14 year-old Hugh Masekela was inspired to pick up a trumpet after seeing Kirk Douglas in the 1950 film Young Man with a Horn. He sought out someone to teach him to play with the help and guidance of his friend, Johannesburg Archbishop Trevor Huddleston. Soon, Hugh was writing music that was reflective of his turbulent surroundings.
At 20, he formed an ensemble called Jazz Epistles and they recorded the first album by an African jazz band. The Jazz Epistles toured for a year, until the 1960 Sharpeville massacre — where nearly 70 protestors were shot to death. The South African government banned gatherings of ten or more people, prompting Hugh to flee the country. He headed to England and then the United States, where he was befriended by singer/actor Harry Belafonte. Hugh took classes at the prestigious Manhattan School of Music, honing his already-superior trumpet skills.

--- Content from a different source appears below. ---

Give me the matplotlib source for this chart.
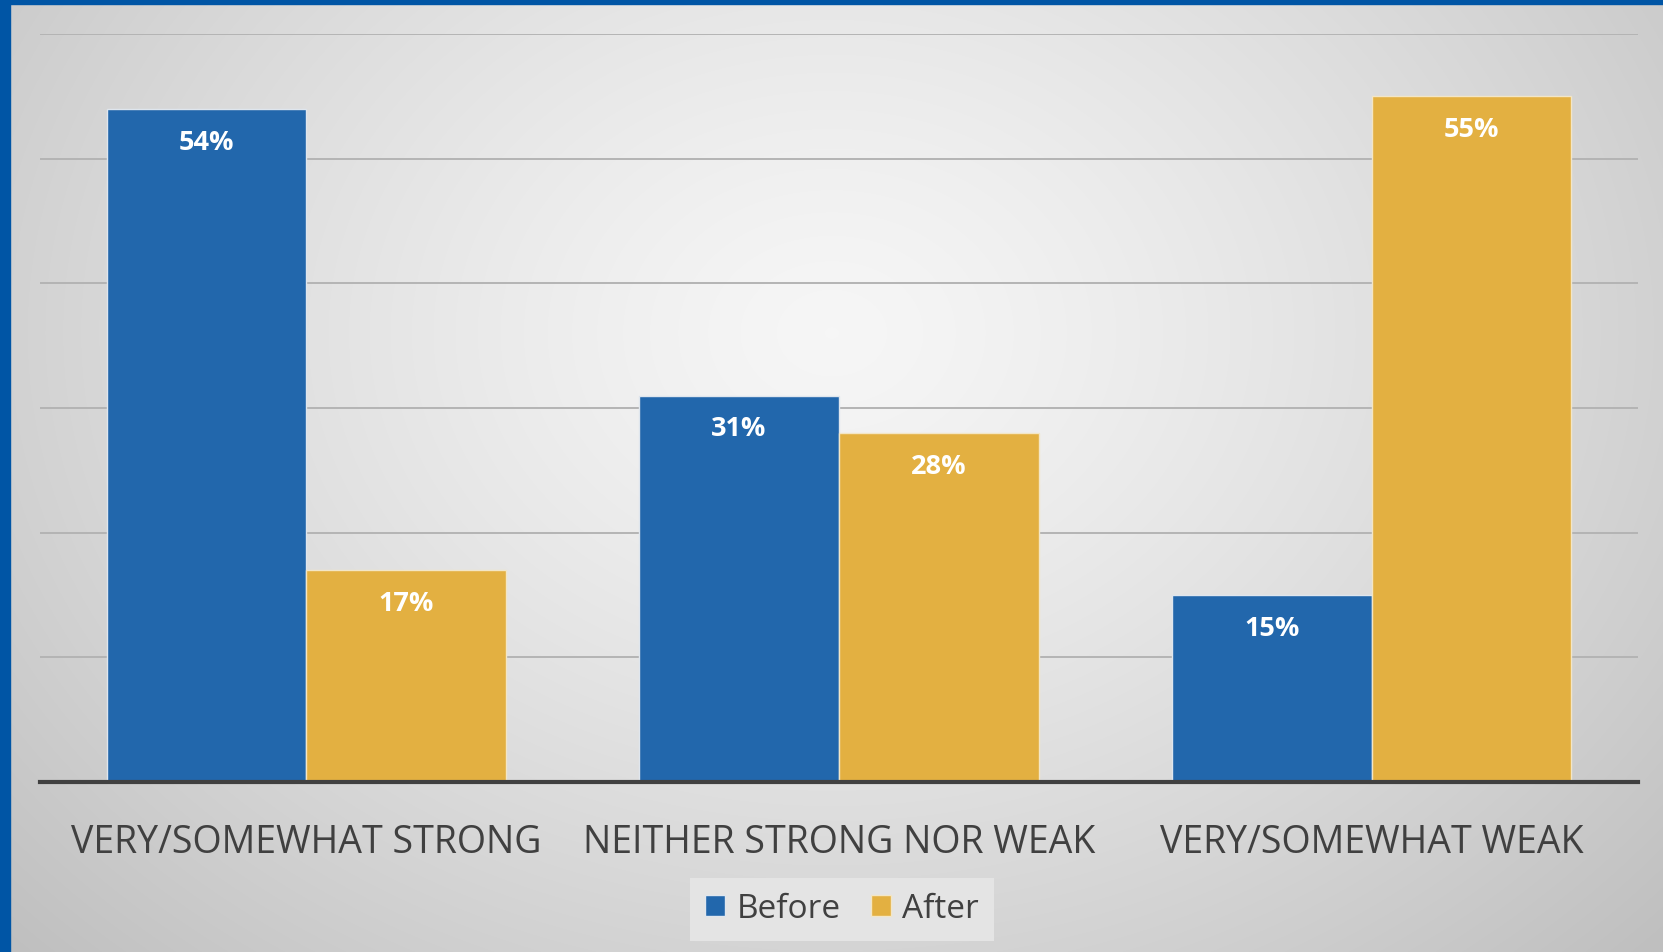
import numpy as np
import matplotlib
matplotlib.use("Agg")
import matplotlib.pyplot as plt
from matplotlib.patches import Rectangle

categories = ["VERY/SOMEWHAT STRONG", "NEITHER STRONG NOR WEAK", "VERY/SOMEWHAT WEAK"]
before = [54, 31, 15]
after = [17, 28, 55]
series_names = ["Before", "After"]

plt.rcParams['font.family'] = ['Open Sans', 'DejaVu Sans']

W, H = 1663, 953
fig = plt.figure(figsize=(W / 100, H / 100), dpi=100)

# background radial gradient
bg = fig.add_axes([0, 0, 1, 1], zorder=0)
yy, xx = np.mgrid[0:H, 0:W]
cx, cy = W * 0.5, H * 0.35
r = np.sqrt(((xx - cx) / (W * 0.62)) ** 2 + ((yy - cy) / (H * 0.85)) ** 2)
v = np.clip(0.965 - 0.19 * r ** 1.3, 0.75, 1)
bg.imshow(np.dstack([v, v, v]), extent=[0, W, H, 0], aspect='auto')
bg.set_xlim(0, W); bg.set_ylim(H, 0)
bg.axis('off')
border = "#0055A5"
bg.add_patch(Rectangle((0, 0), 10, H, color=border))
bg.add_patch(Rectangle((0, 0), W, 5, color=border))

ax = fig.add_axes([40 / W, (H - 783) / H, 1598 / W, (783 - 35) / H], zorder=1)
ax.patch.set_alpha(0)
x = np.arange(len(categories))
bw = 0.375
c_before = "#2267AC"
c_after = "#E3B041"
b1 = ax.bar(x - bw / 2, before, bw, color=c_before, edgecolor="#dfe6ee", linewidth=1.0, zorder=3, label=series_names[0])
b2 = ax.bar(x + bw / 2, after, bw, color=c_after, edgecolor="#f3e6c6", linewidth=1.0, zorder=3, label=series_names[1])
for bars in (b1, b2):
    for rect in bars:
        h = rect.get_height()
        ax.text(rect.get_x() + rect.get_width() / 2, h - 1.6, f"{h:.0f}%",
                ha='center', va='top', color='white', fontsize=19.5, fontweight='bold', zorder=4)

ax.set_xlim(-0.5, 2.5)
ax.set_ylim(0, 60)
ax.set_yticks(np.arange(0, 61, 10))
ax.yaxis.grid(True, color="#b4b4b4", linewidth=1.4, zorder=1)
ax.tick_params(axis='y', left=False, labelleft=False)
ax.tick_params(axis='x', bottom=False, labelsize=27, labelcolor="#404040", pad=26)
ax.set_xticks(x)
ax.set_xticklabels(categories)
for s in ['top', 'right', 'left']:
    ax.spines[s].set_visible(False)
ax.spines['bottom'].set_color("#404040")
ax.spines['bottom'].set_linewidth(3)
ax.spines['bottom'].set_zorder(5)

leg = fig.legend(handles=[b1, b2], labels=series_names, loc='center', bbox_to_anchor=(842 / W, 1 - 910 / H),
                 ncol=2, fontsize=24, frameon=True, fancybox=False, handlelength=0.6, handleheight=0.6,
                 handletextpad=0.35, columnspacing=0.9, borderpad=0.45)
leg.get_frame().set_facecolor("#e4e4e4")
leg.get_frame().set_edgecolor("none")
leg.get_frame().set_alpha(1)
for t in leg.get_texts():
    t.set_color("#404040")

fig.savefig("out.png", dpi=100)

In 1967, Hugh released a jazz-inflected take on “Up Up and Away” and followed it up with his version of “Grazing in the Grass.” He scored a major hit with “Grazing in the Grass” — selling over four million copies — and was invited to perform at the 1967 Monterey Pop Festival. Later, Hugh was instrumental in organizing “Zaire 74,” a music festival centered around the “Rumble in the Jungle” boxing match between George Foreman and Muhammad Ali. Hugh lent his inimitable sound to The Byrds on “So You Want to Be a Rock ‘n’ Roll Star,” as well as Paul Simon’s “Further to Fly.” Hugh was asked to open shows for Simon on his Graceland worldwide tour.
Hugh continued to explore different types of African music, experimenting and mixing it all together to form his own unique sound that was constantly evolving. In his 70s, Hugh played with The Dave Matthews Band during a concert in Johannesburg. In 2016, Hugh reunited with his Jazz Epistles bandmate Abdullah Ibrahim, performing together for the first time in 60 years.
Hugh was diagnosed with prostate cancer and succumbed to the illness in January 2018 at the age of 78.